One very presentable coat is made of really heavy denim, wool lined, knee length with both zipper and toggle buttons. That coat has taken me into the mountains with Steve and the kids, and to every single Easter sunrise service for the last 25 years. The weight of it alone has caused it to stay in the closet downstairs the last few years, because warm and weight are no longer synonymous in this era of new lightweight, but cozy fabrics. Sigh...the passing of yet another era, my young motherhood years.
Fast forward to today, after our return from the Goodwill. I was looking looking for a project Steve could do independently so I could work on the computer and then go out to the garden. I showed him some small "white elephant" gifts, as well as gifts for the kids, and mentioned that the wrapping paper was located in the office catch-all closet (where he had stored it recently). While opening the metal closet door, he cut himself , so we got a tiny bandaid and went back to the table where I'd placed everything needed to get the job done. (Steve had been unable to find the Christmas bags or paper). Tape, scissors, pens for the name tags, all ready to go.
After several minutes, and my stopping by the table several times to unearth the items he needed out of his jumble, I heard a tearing noise, and Steve's frustration was painful to watch. This from the man whose gift wrapping skills were legendary--his perfectionism gave our family creatively decorated gifts under the tree every year. Oddly, Steve had wrapped two very large and awkward "white elephants" for Home Fellowship just two days ago! I quickly wrapped the gifts myself while he did some cleaning, so it was not a big deal. We then went out to walk the dogs, enjoying the cool breeze, togetherness, and the personalities of Bailey and Jada, frustration and irritation forgotten!
What a thief Alzheimer's is, as my old friend Honey Simons once said. It's tragic evidence of the fallen world we live in as well.
Jesus said in John 10:10, speaking of the devil, "The thief does not come except to steal, and to kill, and to destroy." How well we know that in our home, where Steve has been robbed not only of memory, but of initiative, originality, perseverance and the ingenious solutions that he was known for in the workplaces and lives of so many people.
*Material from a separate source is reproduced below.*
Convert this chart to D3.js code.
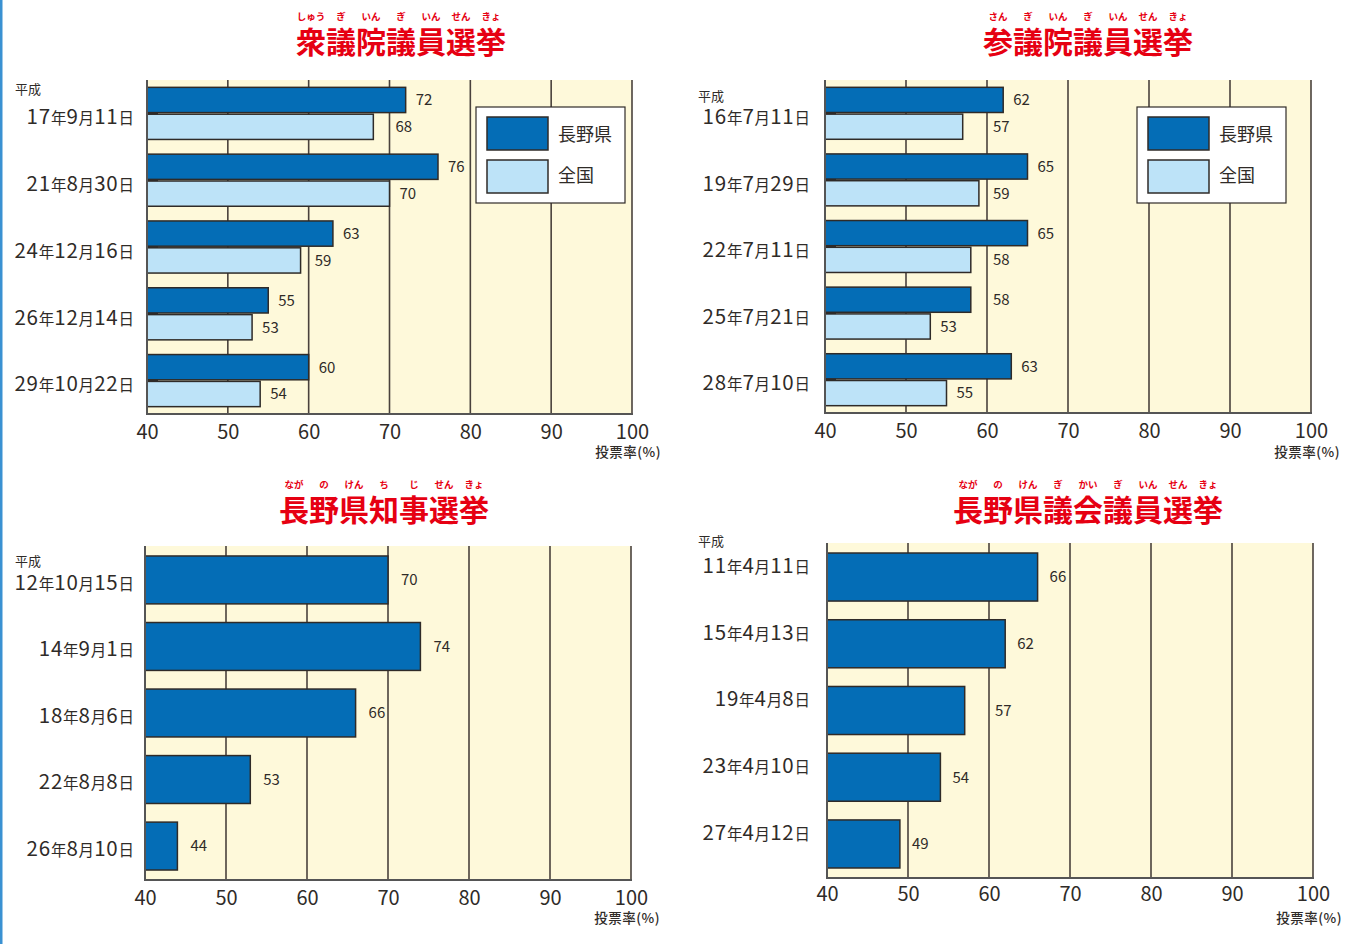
<!DOCTYPE html>
<html>
<head>
<meta charset="utf-8">
<script src="https://cdn.jsdelivr.net/npm/d3@7"></script>
<style>
  body { margin: 0; background: #fff; }
  svg { display: block; }
  text { font-family: "Noto Sans CJK JP", "Noto Sans", sans-serif; }
</style>
</head>
<body>
<svg id="chart" width="1351" height="944"></svg>
<script>
// ---- data -------------------------------------------------------------
const xTicks = [40, 50, 60, 70, 80, 90, 100];
const axisTitle = "投票率(%)";
const eraLabel = "平成";
const legendLabels = ["長野県", "全国"];

// 衆議院議員選挙
const shuTitle = "衆議院議員選挙";
const shuRuby = ["しゅう", "ぎ", "いん", "ぎ", "いん", "せん", "きょ"];
const shuDates = ["17年9月11日", "21年8月30日", "24年12月16日", "26年12月14日", "29年10月22日"];
const shuNagano = [72, 76, 63, 55, 60];
const shuZenkoku = [68, 70, 59, 53, 54];

// 参議院議員選挙
const sanTitle = "参議院議員選挙";
const sanRuby = ["さん", "ぎ", "いん", "ぎ", "いん", "せん", "きょ"];
const sanDates = ["16年7月11日", "19年7月29日", "22年7月11日", "25年7月21日", "28年7月10日"];
const sanNagano = [62, 65, 65, 58, 63];
const sanZenkoku = [57, 59, 58, 53, 55];

// 長野県知事選挙
const chijiTitle = "長野県知事選挙";
const chijiRuby = ["なが", "の", "けん", "ち", "じ", "せん", "きょ"];
const chijiDates = ["12年10月15日", "14年9月1日", "18年8月6日", "22年8月8日", "26年8月10日"];
const chijiNagano = [70, 74, 66, 53, 44];

// 長野県議会議員選挙
const kengiTitle = "長野県議会議員選挙";
const kengiRuby = ["なが", "の", "けん", "ぎ", "かい", "ぎ", "いん", "せん", "きょ"];
const kengiDates = ["11年4月11日", "15年4月13日", "19年4月8日", "23年4月10日", "27年4月12日"];
const kengiNagano = [66, 62, 57, 54, 49];

// ---- style ------------------------------------------------------------
const COLOR = {
  nagano: "#046db6",
  zenkoku: "#bde3f8",
  plotBg: "#fef9da",
  grid: "#4a423c",
  ink: "#2f2b28",
  title: "#e60012",
  edge: "#3a91d2"
};

const svg = d3.select("#chart");
const W = 1351, H = 944;

// page edge rule on the left
svg.append("rect").attr("x", 0).attr("y", 0).attr("width", 2.5).attr("height", H).attr("fill", COLOR.edge);

// date label: numerals large, 年/月/日 small
function dateLabel(sel, str, bigSize, smallSize) {
  const parts = str.split(/(\d+)/).filter(s => s.length);
  sel.selectAll("tspan").data(parts).join("tspan")
    .attr("font-size", d => /\d/.test(d) ? bigSize : smallSize)
    .attr("letter-spacing", d => /\d/.test(d) ? 0.8 : 0)
    .text(d => d);
}

function drawPanel(p) {
  const g = svg.append("g");
  const x = d3.scaleLinear().domain([40, 100]).range([p.left, p.right]);
  const y = d3.scaleBand().domain(p.dates).range([p.top, p.bottom])
    .paddingInner(p.padIn).paddingOuter(p.padOut);
  const sub = d3.scaleBand().domain(d3.range(p.series.length))
    .range([0, y.bandwidth()]).paddingInner(p.series.length > 1 ? 0.06 : 0);

  // title + furigana
  const fs = 30;
  g.append("text")
    .attr("x", p.titleX).attr("y", p.titleY)
    .attr("text-anchor", "middle")
    .attr("font-size", fs).attr("font-weight", 700)
    .attr("fill", COLOR.title)
    .text(p.title);
  const startX = p.titleX - p.title.length * fs / 2;
  g.selectAll(".ruby").data(p.ruby).join("text")
    .attr("x", (d, i) => startX + fs * (i + 0.5))
    .attr("y", p.titleY - 33)
    .attr("text-anchor", "middle")
    .attr("font-size", 9.5).attr("font-weight", 700)
    .attr("fill", COLOR.title)
    .text(d => d);

  // plot background
  g.append("rect")
    .attr("x", p.left).attr("y", p.top)
    .attr("width", p.right - p.left).attr("height", p.bottom - p.top)
    .attr("fill", COLOR.plotBg);

  // vertical grid lines
  const gridVals = xTicks.slice(1);
  g.selectAll(".grid").data(gridVals).join("line")
    .attr("x1", d => x(d)).attr("x2", d => x(d))
    .attr("y1", p.top).attr("y2", p.bottom)
    .attr("stroke", COLOR.grid).attr("stroke-width", 1.6);

  // value label position: just past the bar end, stepping over a grid line if it would cross one
  const labelW = 17;
  function labelX(v) {
    let tx = x(v) + p.labelGap;
    gridVals.forEach(gv => {
      const gx = x(gv);
      if (gx > tx - 3 && gx < tx + labelW + 2) tx = gx + 6;
    });
    return tx;
  }

  // bars and value labels
  p.series.forEach((s, si) => {
    const rows = p.dates.map((d, i) => ({ d, v: s.values[i] }));
    g.selectAll(null).data(rows).join("rect")
      .attr("x", x(40))
      .attr("y", r => y(r.d) + sub(si))
      .attr("width", r => x(r.v) - x(40))
      .attr("height", sub.bandwidth())
      .attr("fill", s.fill)
      .attr("stroke", COLOR.ink).attr("stroke-width", 1.5);
    g.selectAll(null).data(rows).join("text")
      .attr("x", r => labelX(r.v))
      .attr("y", r => y(r.d) + sub(si) + sub.bandwidth() / 2)
      .attr("dy", "0.36em")
      .attr("font-size", 15)
      .attr("fill", COLOR.ink)
      .text(r => r.v);
  });

  // inward category ticks between paired bars
  if (p.series.length > 1) {
    g.selectAll(".ctick").data(p.dates).join("line")
      .attr("x1", x(40)).attr("x2", x(40) + 11)
      .attr("y1", d => y(d) + y.bandwidth() / 2)
      .attr("y2", d => y(d) + y.bandwidth() / 2)
      .attr("stroke", COLOR.ink).attr("stroke-width", 2);
  }

  // axis lines
  g.append("line")
    .attr("x1", p.left).attr("x2", p.left).attr("y1", p.top).attr("y2", p.bottom + 1)
    .attr("stroke", "#555").attr("stroke-width", 2);
  g.append("line")
    .attr("x1", p.left - 1).attr("x2", p.right + 1).attr("y1", p.bottom).attr("y2", p.bottom)
    .attr("stroke", "#555").attr("stroke-width", 2);

  // x axis labels
  const ax = g.append("g").attr("transform", `translate(0,${p.bottom})`)
    .call(d3.axisBottom(x).tickValues(xTicks).tickSize(0).tickPadding(p.tickPad));
  ax.select(".domain").remove();
  ax.selectAll("text")
    .attr("font-size", 20)
    .attr("fill", COLOR.ink)
    .style("font-family", '"Noto Sans CJK JP", sans-serif');

  g.append("text")
    .attr("x", x(100) + 29).attr("y", p.bottom + p.axisTitleDy)
    .attr("text-anchor", "end")
    .attr("font-size", 13.5).attr("font-weight", 500)
    .attr("letter-spacing", 0.5)
    .attr("fill", COLOR.ink)
    .text(axisTitle);

  // category labels
  g.selectAll(".cat").data(p.dates).join("text")
    .attr("x", p.catX)
    .attr("y", d => y(d) + y.bandwidth() / 2 + p.catDy)
    .attr("dy", "0.36em")
    .attr("text-anchor", "end")
    .attr("fill", COLOR.ink)
    .each(function (d) { dateLabel(d3.select(this), d, 20.5, 15.5); });

  g.append("text")
    .attr("x", p.eraX).attr("y", p.eraY)
    .attr("dy", "0.36em")
    .attr("font-size", 13)
    .attr("fill", COLOR.ink)
    .text(eraLabel);

  // legend
  if (p.legend) {
    const L = p.legend;
    const lg = g.append("g").attr("transform", `translate(${L.x},${L.y})`);
    lg.append("rect").attr("width", 149).attr("height", 96)
      .attr("fill", "#fff").attr("stroke", COLOR.ink).attr("stroke-width", 1.2);
    p.series.forEach((s, i) => {
      lg.append("rect")
        .attr("x", 11).attr("y", 10 + i * 43)
        .attr("width", 61).attr("height", 33)
        .attr("fill", s.fill).attr("stroke", COLOR.ink).attr("stroke-width", 1.5);
      lg.append("text")
        .attr("x", 82).attr("y", 28 + i * 41)
        .attr("dy", "0.36em")
        .attr("font-size", 18)
        .attr("fill", COLOR.ink)
        .text(legendLabels[i]);
    });
  }
}

drawPanel({
  title: shuTitle, ruby: shuRuby, titleX: 401, titleY: 53,
  dates: shuDates,
  series: [{ values: shuNagano, fill: COLOR.nagano }, { values: shuZenkoku, fill: COLOR.zenkoku }],
  left: 147, right: 632, top: 80, bottom: 414,
  padIn: 0.22, padOut: 0.11, labelGap: 10, catX: 134, catDy: 5, tickPad: 11, axisTitleDy: 43,
  eraX: 15, eraY: 89,
  legend: { x: 476, y: 107 }
});

drawPanel({
  title: sanTitle, ruby: sanRuby, titleX: 1088, titleY: 53,
  dates: sanDates,
  series: [{ values: sanNagano, fill: COLOR.nagano }, { values: sanZenkoku, fill: COLOR.zenkoku }],
  left: 825, right: 1311, top: 80, bottom: 413,
  padIn: 0.22, padOut: 0.11, labelGap: 10, catX: 810, catDy: 5, tickPad: 11, axisTitleDy: 44,
  eraX: 698, eraY: 96,
  legend: { x: 1137, y: 107 }
});

drawPanel({
  title: chijiTitle, ruby: chijiRuby, titleX: 384, titleY: 521,
  dates: chijiDates,
  series: [{ values: chijiNagano, fill: COLOR.nagano }],
  left: 145, right: 631, top: 546, bottom: 880,
  padIn: 0.28, padOut: 0.15, labelGap: 13, catX: 134, catDy: 4, tickPad: 11, axisTitleDy: 43,
  eraX: 15, eraY: 561
});

drawPanel({
  title: kengiTitle, ruby: kengiRuby, titleX: 1088, titleY: 521,
  dates: kengiDates,
  series: [{ values: kengiNagano, fill: COLOR.nagano }],
  left: 827, right: 1313, top: 543, bottom: 878,
  padIn: 0.28, padOut: 0.15, labelGap: 12, catX: 810, catDy: -10, tickPad: 9, axisTitleDy: 45,
  eraX: 698, eraY: 541
});
</script>
</body>
</html>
The frustration has left him a virtually humorless shell of his real self, and an anxious, hunted expression has replaced the bright and inquisitive expression in his eyes. Gone is the joy in teaching the kids skills and the confidence in his ability to troubleshoot any mechanical problem he was presented with.
Steve and I still have a lot of fun together, and a thriving personal companionship that transcends mental processes. We pray and share the Word together, and he works very hard to participate in our Home Fellowship and family times. I noticed how hard he tries to stay engaged, even at the grocery store, as he helped me look for bubble gum today. He reads labels of products before putting them in the cart, whereas I just toss things in and am on to the next thing simultaneously. I was delighted to see him get a plastic produce bag open after just a little while, and he selected his own bananas. Even now, Steve lit the gas barbeque for his favorite meal, hamburgers!
As I go out after dinner to make sure the gas is turned off, I will be grateful that we have a long and happy marriage, and that God has given us the courage to go into a devastating future together in faith, and has provided all that is required to do it.
Philippians 4:19 says, "And my God shall supply all your need according to His riches in glory by Christ Jesus." Faith is the language spoken here in this house--we believe, and we receive, all our needs daily. Verse 20 goes on to say, "Now to our God and Father be glory forever and ever. Amen."